We need to think about how we can improve co-locating of business and housing. This means looking at design. Alicia confirms that competition for land uses in New York means a conscious effort is needed to maintain and develop land for business and industrial use. This requires true mixed-use zoning, and making sure public assets are used to connect workforce development and economic development.
Economic development also needs to connect to local communities – new economies cannot be seen as an irrelevance to local communities. But the Mayor and his team has a role to make connections between communities and new businesses.
How do you create a real industry partnership with real expectations as to how businesses can hire from local communities. This is about getting people ready for jobs, not just a handful of internships.
Jules and Alicia agree that this has to start early – at primary school, with an emphasis not just on skills, but inclusion and social mobility. Universal provision of skills is a long-term game, but will ensure all members of community have a chance of participating in the innovation economy.
You improve schools, public services, and public transport links, and house prices will go up. So intervening to stop an increase in prices is difficult, and can be addressed by a range of housing products.
New York has made concerted effort to ensure provision of housing that is affordable in perpetuity. This is achieved by up zoning on the basis of requirements for affordable housing provision. Yes, change will happen, but at least you can guarantee that proportion of new housing will be affordable (as defined by proportion of income, not market rate). This is a political and budgetary decision.
The mandate is now for cities to think about what they can do to protect and promote the most vulnerable, and to promote and share growth in the context of national challenges.
Session Five: Taking back control – what powers does London need?
Tony Travers, Director, LSE in London, in conversation with Ben Rogers, Director, Centre for London
London may be the capital, but the reality is we still have a very centralised state. Brexit showed that people feel cut off from the people who make decisions. The fact that Westminster is in London does not mean this isn’t the case for Londoners.
The current London Finance Commission need to reflect progress in devolution since the first commission. This means looking beyond property taxes to service devolution.
While the economic arguments may be strong, the reality is that persuading people to accept that London needs more power is going to be challenging.
London pays almost 30% of UK taxes. All efforts to get other parts of country to contribute more have generally not worked in past, so the challenge remains that we need to drive up productivity in rest of UK to London levels.
Convincing HMT that London should have further powers means boroughs and the mayor need to show that they can work together. This system does work pretty well, suggesting that dramatic institutional rejigging is not the answer.
The more powerful the mayor becomes, the more we need to think how these powers can be best overseen
Session Six: London and the UK
What should London’s relationship be to the rest of the nation? What economic and social responsibilities do we have as a capital city and engine of growth? How can we tell our story better?
London is good at comparing itself with other global cities, but thinking about London as a brand in context of rest of the UK is more difficult. We also need to think about which groups branding should think about – its not just about tourists and investors.

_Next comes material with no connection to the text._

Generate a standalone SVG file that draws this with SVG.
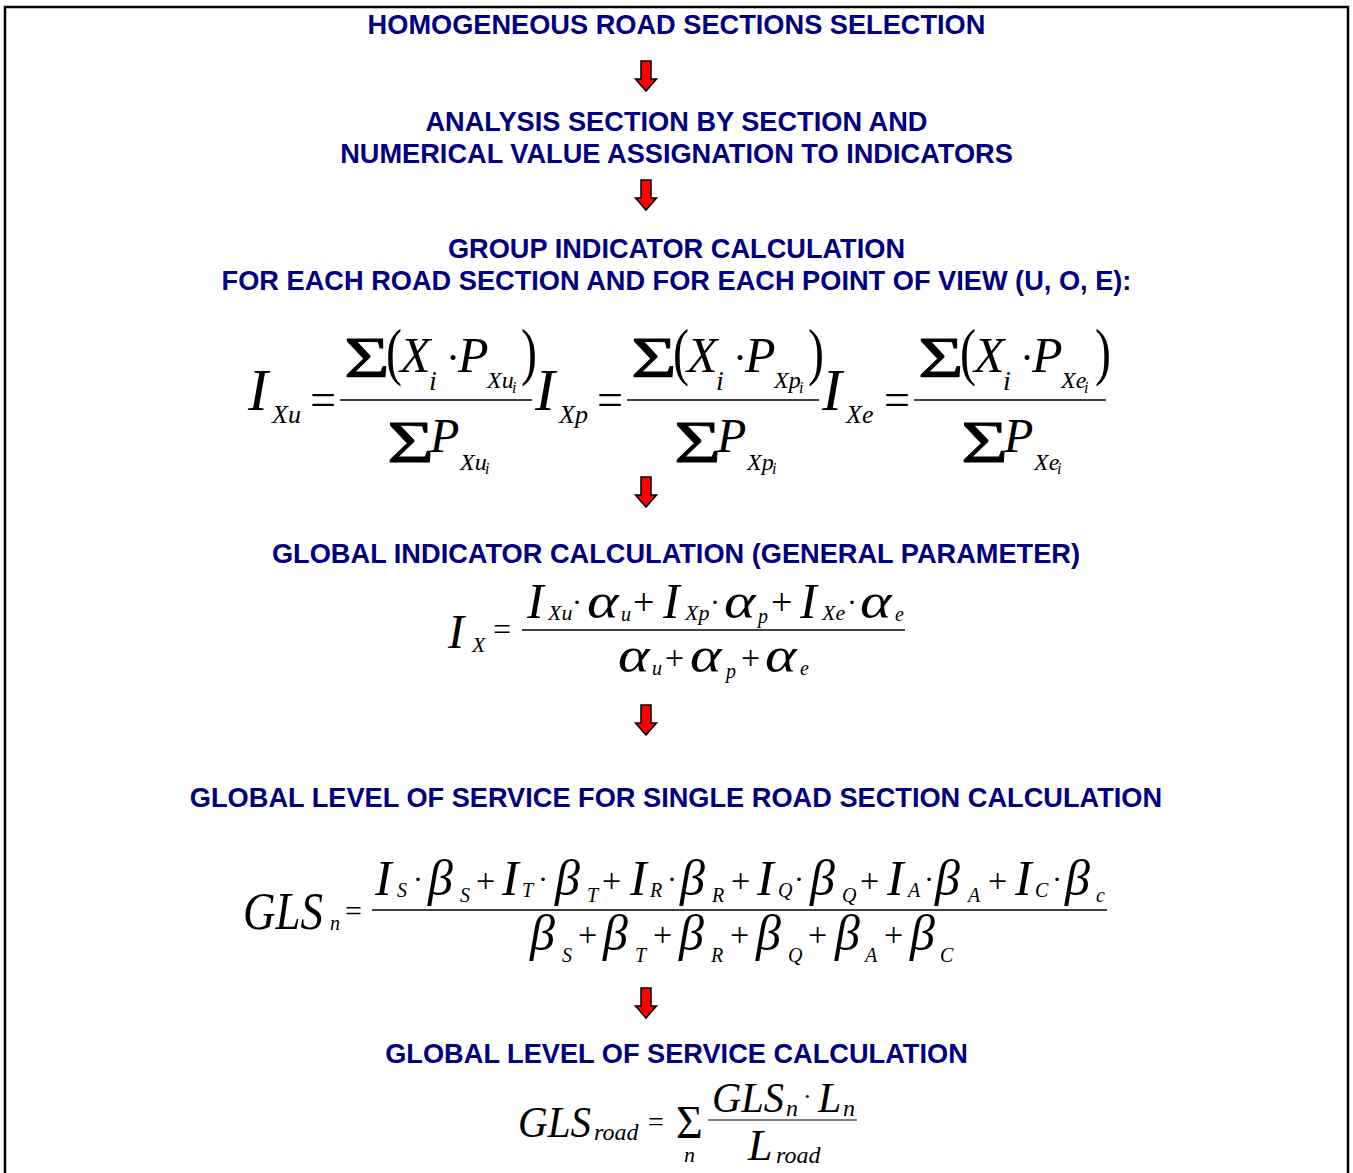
<svg xmlns="http://www.w3.org/2000/svg" width="1353" height="1173" viewBox="0 0 1353 1173">
<style>
.h{font-family:"Liberation Sans",Arial,sans-serif;font-weight:bold;font-size:27.2px;fill:#000080;text-anchor:middle}
.m{font-family:"Liberation Serif","Times New Roman",serif;font-style:italic;fill:#000}
.u{font-family:"Liberation Serif","Times New Roman",serif;font-style:normal;fill:#000}
.sg{stroke:#000;stroke-width:0.8}
.bar{stroke:#000;stroke-width:1.5}
.arrow{fill:#ff0000;stroke:#000;stroke-width:1.5;stroke-linejoin:miter}
</style>
<defs>
<path id="arr" d="M-5,0 H5 V18 H10.5 L0,30 L-10.5,18 H-5 Z"/>
</defs>
<rect width="1353" height="1173" fill="#fff"/>
<path d="M5,1173 V7 H1348 V1173" fill="none" stroke="#000" stroke-width="2.5"/>

<g id="connectors">
<use href="#arr" class="arrow" x="646" y="61"/>
<use href="#arr" class="arrow" x="646" y="180"/>
<use href="#arr" class="arrow" x="646" y="477"/>
<use href="#arr" class="arrow" x="646" y="705"/>
<use href="#arr" class="arrow" x="646" y="988"/>
</g>

<g id="step1"><text class="h" x="676.5" y="34">HOMOGENEOUS ROAD SECTIONS SELECTION</text></g>
<g id="step2">
<text class="h" x="676.5" y="131">ANALYSIS SECTION BY SECTION AND</text>
<text class="h" x="676.5" y="163">NUMERICAL VALUE ASSIGNATION TO INDICATORS</text>
</g>
<g id="step3">
<text class="h" x="676.5" y="258">GROUP INDICATOR CALCULATION</text>
<text class="h" x="676.5" y="290">FOR EACH ROAD SECTION AND FOR EACH POINT OF VIEW (U, O, E):</text>
</g>

<g id="formula-group">
<g id="f-u">
<text class="m" x="248" y="410" font-size="60">I</text>
<text class="m" x="272" y="423" font-size="26">Xu</text>
<text class="u" x="310" y="415" font-size="46">=</text>
<line class="bar" x1="340" y1="400" x2="532" y2="400"/>
<text class="u sg" font-size="56" transform="translate(344,377) scale(1.4,1)">Σ</text>
<text class="u" font-size="64" transform="translate(386,373) scale(0.75,1)">(</text>
<text class="m" x="400" y="372" font-size="50">X</text>
<text class="m" x="429" y="390" font-size="28">i</text>
<text class="u" x="446" y="372" font-size="42">·</text>
<text class="m" x="458" y="372" font-size="50">P</text>
<text class="m" x="487" y="388" font-size="24">Xu</text>
<text class="m" x="512" y="393" font-size="16">i</text>
<text class="u" font-size="64" transform="translate(521,373) scale(0.75,1)">)</text>
<text class="u sg" font-size="60" transform="translate(387,462) scale(1.35,1)">Σ</text>
<text class="m" x="430" y="452" font-size="48">P</text>
<text class="m" x="460" y="470" font-size="24">Xu</text>
<text class="m" x="485" y="474" font-size="16">i</text>
</g>
<g id="f-p" transform="translate(287,0)">
<text class="m" x="248" y="410" font-size="60">I</text>
<text class="m" x="272" y="423" font-size="26">Xp</text>
<text class="u" x="310" y="415" font-size="46">=</text>
<line class="bar" x1="340" y1="400" x2="532" y2="400"/>
<text class="u sg" font-size="56" transform="translate(344,377) scale(1.4,1)">Σ</text>
<text class="u" font-size="64" transform="translate(386,373) scale(0.75,1)">(</text>
<text class="m" x="400" y="372" font-size="50">X</text>
<text class="m" x="429" y="390" font-size="28">i</text>
<text class="u" x="446" y="372" font-size="42">·</text>
<text class="m" x="458" y="372" font-size="50">P</text>
<text class="m" x="487" y="388" font-size="24">Xp</text>
<text class="m" x="512" y="393" font-size="16">i</text>
<text class="u" font-size="64" transform="translate(521,373) scale(0.75,1)">)</text>
<text class="u sg" font-size="60" transform="translate(387,462) scale(1.35,1)">Σ</text>
<text class="m" x="430" y="452" font-size="48">P</text>
<text class="m" x="460" y="470" font-size="24">Xp</text>
<text class="m" x="485" y="474" font-size="16">i</text>
</g>
<g id="f-e" transform="translate(574,0)">
<text class="m" x="248" y="410" font-size="60">I</text>
<text class="m" x="272" y="423" font-size="26">Xe</text>
<text class="u" x="310" y="415" font-size="46">=</text>
<line class="bar" x1="340" y1="400" x2="532" y2="400"/>
<text class="u sg" font-size="56" transform="translate(344,377) scale(1.4,1)">Σ</text>
<text class="u" font-size="64" transform="translate(386,373) scale(0.75,1)">(</text>
<text class="m" x="400" y="372" font-size="50">X</text>
<text class="m" x="429" y="390" font-size="28">i</text>
<text class="u" x="446" y="372" font-size="42">·</text>
<text class="m" x="458" y="372" font-size="50">P</text>
<text class="m" x="487" y="388" font-size="24">Xe</text>
<text class="m" x="510" y="393" font-size="16">i</text>
<text class="u" font-size="64" transform="translate(521,373) scale(0.75,1)">)</text>
<text class="u sg" font-size="60" transform="translate(387,462) scale(1.35,1)">Σ</text>
<text class="m" x="430" y="452" font-size="48">P</text>
<text class="m" x="460" y="470" font-size="24">Xe</text>
<text class="m" x="483" y="474" font-size="16">i</text>
</g>
</g>

<g id="step4">
<text class="h" x="676" y="563">GLOBAL INDICATOR CALCULATION (GENERAL PARAMETER)</text>
<g id="formula-global">
<text class="m" x="448" y="648" font-size="48">I</text>
<text class="m" x="472" y="652" font-size="22">X</text>
<text class="u" x="493" y="640" font-size="32">=</text>
<line class="bar" x1="522" y1="630" x2="905" y2="630"/>
<text class="m" x="527" y="618" font-size="50">I</text>
<text class="m" x="548" y="620" font-size="22">Xu</text>
<text class="u" x="572" y="612" font-size="30">·</text>
<text class="m" font-size="50" transform="translate(587,618) scale(1.2,1)">α</text>
<text class="m" x="621" y="621" font-size="20">u</text>
<text class="u" x="633" y="615" font-size="38">+</text>
<text class="m" x="663" y="618" font-size="50">I</text>
<text class="m" x="685" y="620" font-size="22">Xp</text>
<text class="u" x="710" y="612" font-size="30">·</text>
<text class="m" font-size="50" transform="translate(724,618) scale(1.2,1)">α</text>
<text class="m" x="758" y="623" font-size="20">p</text>
<text class="u" x="771" y="615" font-size="38">+</text>
<text class="m" x="800" y="618" font-size="50">I</text>
<text class="m" x="822" y="620" font-size="22">Xe</text>
<text class="u" x="847" y="612" font-size="30">·</text>
<text class="m" font-size="50" transform="translate(860,618) scale(1.2,1)">α</text>
<text class="m" x="895" y="621" font-size="20">e</text>
<text class="m" font-size="50" transform="translate(618,672) scale(1.2,1)">α</text>
<text class="m" x="652" y="675" font-size="20">u</text>
<text class="u" x="665" y="669" font-size="34">+</text>
<text class="m" font-size="50" transform="translate(690,672) scale(1.2,1)">α</text>
<text class="m" x="726" y="678" font-size="20">p</text>
<text class="u" x="741" y="669" font-size="34">+</text>
<text class="m" font-size="50" transform="translate(765,672) scale(1.2,1)">α</text>
<text class="m" x="800" y="675" font-size="20">e</text>
</g>
</g>

<g id="step5">
<text class="h" x="676" y="807">GLOBAL LEVEL OF SERVICE FOR SINGLE ROAD SECTION CALCULATION</text>
<g id="formula-gls">
<text class="m" x="243" y="929" font-size="52" textLength="80" lengthAdjust="spacingAndGlyphs">GLS</text>
<text class="m" x="330" y="930" font-size="20">n</text>
<text class="u" x="345" y="921" font-size="30">=</text>
<line class="bar" x1="372" y1="910" x2="1107" y2="910"/>
<g font-size="50">
<text class="m" x="375" y="895">I</text><text class="m" x="428" y="895">β</text>
<text class="m" x="502" y="895">I</text><text class="m" x="555" y="895">β</text>
<text class="m" x="630" y="895">I</text><text class="m" x="680" y="895">β</text>
<text class="m" x="757" y="895">I</text><text class="m" x="810" y="895">β</text>
<text class="m" x="887" y="895">I</text><text class="m" x="935" y="895">β</text>
<text class="m" x="1015" y="895">I</text><text class="m" x="1065" y="895">β</text>
<text class="m" x="530" y="950">β</text><text class="m" x="603" y="950">β</text>
<text class="m" x="679" y="950">β</text><text class="m" x="756" y="950">β</text>
<text class="m" x="835" y="950">β</text><text class="m" x="910" y="950">β</text>
</g>
<g font-size="20">
<text class="m" x="397" y="897">S</text><text class="m" x="460" y="902">S</text>
<text class="m" x="522" y="897">T</text><text class="m" x="587" y="902">T</text>
<text class="m" x="650" y="897">R</text><text class="m" x="712" y="902">R</text>
<text class="m" x="778" y="897">Q</text><text class="m" x="842" y="902">Q</text>
<text class="m" x="908" y="897">A</text><text class="m" x="968" y="902">A</text>
<text class="m" x="1035" y="897">C</text><text class="m" x="1096" y="902">c</text>
<text class="m" x="562" y="962">S</text><text class="m" x="635" y="962">T</text>
<text class="m" x="711" y="962">R</text><text class="m" x="788" y="962">Q</text>
<text class="m" x="865" y="962">A</text><text class="m" x="940" y="962">C</text>
</g>
<g font-size="30">
<text class="u" x="413" y="889">·</text><text class="u" x="538" y="889">·</text>
<text class="u" x="667" y="889">·</text><text class="u" x="794" y="889">·</text>
<text class="u" x="924" y="889">·</text><text class="u" x="1052" y="889">·</text>
</g>
<g font-size="34">
<text class="u" x="476" y="892">+</text><text class="u" x="602" y="892">+</text>
<text class="u" x="731" y="892">+</text><text class="u" x="860" y="892">+</text>
<text class="u" x="988" y="892">+</text>
<text class="u" x="578" y="946">+</text><text class="u" x="653" y="946">+</text>
<text class="u" x="730" y="946">+</text><text class="u" x="808" y="946">+</text>
<text class="u" x="884" y="946">+</text>
</g>
</g>
</g>

<g id="step6">
<text class="h" x="676.5" y="1063">GLOBAL LEVEL OF SERVICE CALCULATION</text>
<g id="formula-road">
<text class="m" x="518" y="1137" font-size="44" textLength="73" lengthAdjust="spacingAndGlyphs">GLS</text>
<text class="m" x="594" y="1140" font-size="24">road</text>
<text class="u" x="648" y="1131" font-size="28">=</text>
<text class="u" x="676" y="1138" font-size="46">Σ</text>
<text class="m" x="684" y="1162" font-size="22">n</text>
<line x1="708" y1="1120" x2="857" y2="1120" stroke="#000" stroke-width="1.2"/>
<text class="m" x="712" y="1112" font-size="42" textLength="72" lengthAdjust="spacingAndGlyphs">GLS</text>
<text class="m" x="786" y="1116" font-size="24">n</text>
<text class="u" x="803" y="1105" font-size="26">·</text>
<text class="m" x="818" y="1112" font-size="42">L</text>
<text class="m" x="843" y="1116" font-size="24">n</text>
<text class="m" x="748" y="1160" font-size="44">L</text>
<text class="m" x="776" y="1163" font-size="24">road</text>
</g>
</g>
</svg>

Branding is about purpose, and more than ever, London needs to be confident about what its purpose in the UK is. This needs to be an ideal that is both unifying, and universal
London has two problems – being the seat of government, and being a major city, with dominant industries
If we are to repair our relations with rest of the UK, we need to look beyond financial services. All the money is in London, including the financial system, so its not surprising we have a centralised system.
- Vernon Bogdanor, Professor of Government Institute for Contemporary British History at King’s College London
Outside London, we need to think about how to leverage skills in the rest of the country. We know that a number of graduates come to the capital, but what does this mean for ‘the left behind’. This requires a radical rethinking of higher education and further education – devolution could help this.
If we are to compete in the new world, we have to treat skills as our most fundamental social problem. It skills that have made London so successful, and it is skills that we need to expand to the rest of country.
The northern powerhouse is a misnomer – these needs to be offered to a range of cities.
In the face of a changing world. we need to rethink what we mean by sovereignty and where decisions are made.
Devolution needs to be about negotiation and about local accountability.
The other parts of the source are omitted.